Les contrôles peuvent se faire de manière aléatoire ou répondre à des signalements faits par les consommateurs. Les services de la DDPP reçoivent quotidiennement plus d'une centaine de signalements. "La plupart sont infondés, mais la grande majorité concernent une erreur sur les prix affichés en magasin ou sur l'origine des produits", souligne Thomas Lecroart.
1800 contrôles en Gironde en 2023
En février, les services de la DDPP de la Gironde organisaient "une opération coup de poing" visant une trentaine d'établissements. Par la suite, douze procès verbaux et deux avertissements ont été dressés pour des infractions diverses : mention d’une origine France pour des tomates, poivrons, aulx, potimarrons produits en Espagne, aux Pays-Bas ou au Maroc, mention d’une origine « France » pour du filet mignon de porc d’origine espagnole ou encore absence d'indication de la zone de pêche pour des poissons.
La préfecture de Gironde avait, par ailleurs, annoncé la multiplication de ces opérations de contrôle. "La lutte contre la francisation et le contrôle de la véracité de l’origine France étiquetée sur les denrées alimentaires participent à la mission de garantie de la loyauté dans le domaine alimentaire", écrivait-elle dans un communiqué.

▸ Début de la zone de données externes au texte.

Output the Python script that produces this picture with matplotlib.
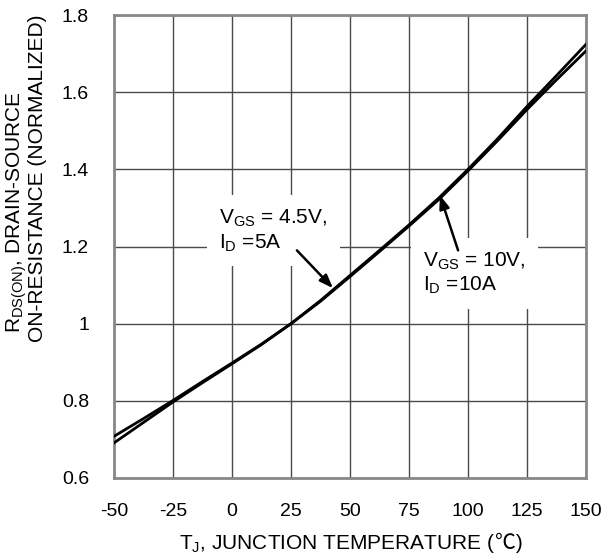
import matplotlib.pyplot as plt

plt.rcParams['font.family'] = ['Liberation Sans', 'Noto Sans CJK SC', 'DejaVu Sans']
plt.rcParams['mathtext.fontset'] = 'custom'
plt.rcParams['mathtext.rm'] = 'Liberation Sans'
plt.rcParams['mathtext.it'] = 'Liberation Sans'
plt.rcParams['axes.unicode_minus'] = False

# Junction temperature (C)
temp = [-50, -37.5, -25, -12.5, 0, 12.5, 25, 37.5, 50, 62.5, 75, 87.5, 100, 112.5, 125, 137.5, 150]
# normalized Rds(on), two test conditions
rds_45v = [0.708, 0.754, 0.801, 0.850, 0.898, 0.947, 1.0, 1.060, 1.125, 1.190, 1.256,
           1.325, 1.400, 1.479, 1.563, 1.643, 1.724]
rds_10v = [0.691, 0.744, 0.797, 0.847, 0.896, 0.946, 1.0, 1.058, 1.122, 1.187, 1.253,
           1.321, 1.396, 1.474, 1.555, 1.632, 1.707]

xticks = [-50, -25, 0, 25, 50, 75, 100, 125, 150]
yticks = [0.6, 0.8, 1.0, 1.2, 1.4, 1.6, 1.8]
ytick_labels = ['0.6', '0.8', '1', '1.2', '1.4', '1.6', '1.8']

W, H = 605, 554
fig = plt.figure(figsize=(W/100, H/100), dpi=100)
ax = fig.add_axes([114/W, 1-478/H, 472/W, 463/H])

ax.plot(temp, rds_45v, color='black', lw=2.0, zorder=5)
ax.plot(temp, rds_10v, color='black', lw=2.0, zorder=5)

ax.set_xlim(-50, 150)
ax.set_ylim(0.6, 1.8)
ax.set_xticks(xticks)
ax.set_yticks(yticks)
ax.set_yticklabels(ytick_labels)
ax.tick_params(length=0, labelsize=14, pad=18)
ax.grid(True, color='#4a4a4a', lw=1.0, zorder=1)
ax.set_axisbelow(True)
for s in ax.spines.values():
    s.set_color('#888888')
    s.set_linewidth(2)

fs = 15
# x label: mathtext part + plain part (for the degree sign glyph)
t1 = fig.text(0, 5/H, 'T$_{\\mathrm{J}}$, JUNCTION TEMPERATURE (', fontsize=fs, va='baseline')
t2 = fig.text(0, 5/H, '\u2103)', fontsize=fs, va='baseline')
fig.canvas.draw()
r = fig.canvas.get_renderer()
w1 = t1.get_window_extent(r).width
w2 = t2.get_window_extent(r).width
x0 = 351 - (w1 + w2)/2
t1.set_x(x0/W)
t2.set_x((x0 + w1)/W)

fig.text(17/W, 1-212/H, 'R$_{\\mathrm{DS(ON)}}$, DRAIN-SOURCE', rotation=90,
         ha='center', va='center', fontsize=fs)
fig.text(38/W, 1-178/H, 'ON-RESISTANCE (NORMALIZED)', rotation=90,
         ha='center', va='center', fontsize=fs)

box = dict(fc='white', ec='none', pad=9)
ax.text(-5.5, 1.30, 'V$_{\\mathrm{GS}}$ = 4.5V,\nI$_{\\mathrm{D}}$ =5A', ha='left', va='top',
        fontsize=fs, bbox=box, zorder=3, linespacing=1.2)
ax.text(81, 1.19, 'V$_{\\mathrm{GS}}$ = 10V,\nI$_{\\mathrm{D}}$ =10A', ha='left', va='top',
        fontsize=fs, bbox=box, zorder=3, linespacing=1.2)

arrow = dict(arrowstyle='-|>,head_length=0.8,head_width=0.3', color='black', lw=1.8,
             shrinkA=0, shrinkB=0)
ax.annotate('', xy=(42.8, 1.092), xytext=(27.5, 1.19), arrowprops=arrow, zorder=6)
ax.annotate('', xy=(88.1, 1.333), xytext=(95.8, 1.19), arrowprops=arrow, zorder=6)

fig.savefig('out.png', dpi=100)
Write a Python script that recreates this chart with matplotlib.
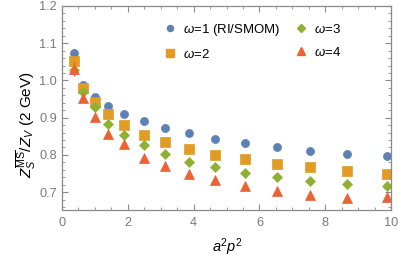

"Depuis la crise agricole, on a ordre de ne rien laisser passer, indique l'inspecteur Karim Chaibraou. Ce qui pouvait se solder autrefois par un avertissement alimentaire peut maintenant faire l'objet d'une verbalisation." Ces verbalisations peuvent aller jusqu'à 300 000 euros d'amende et deux ans d'emprisonnement pour une physique morale. Les grandes surfaces peuvent, quant à elles, être pénalisées jusqu'à 10 % de leur chiffre d'affaires.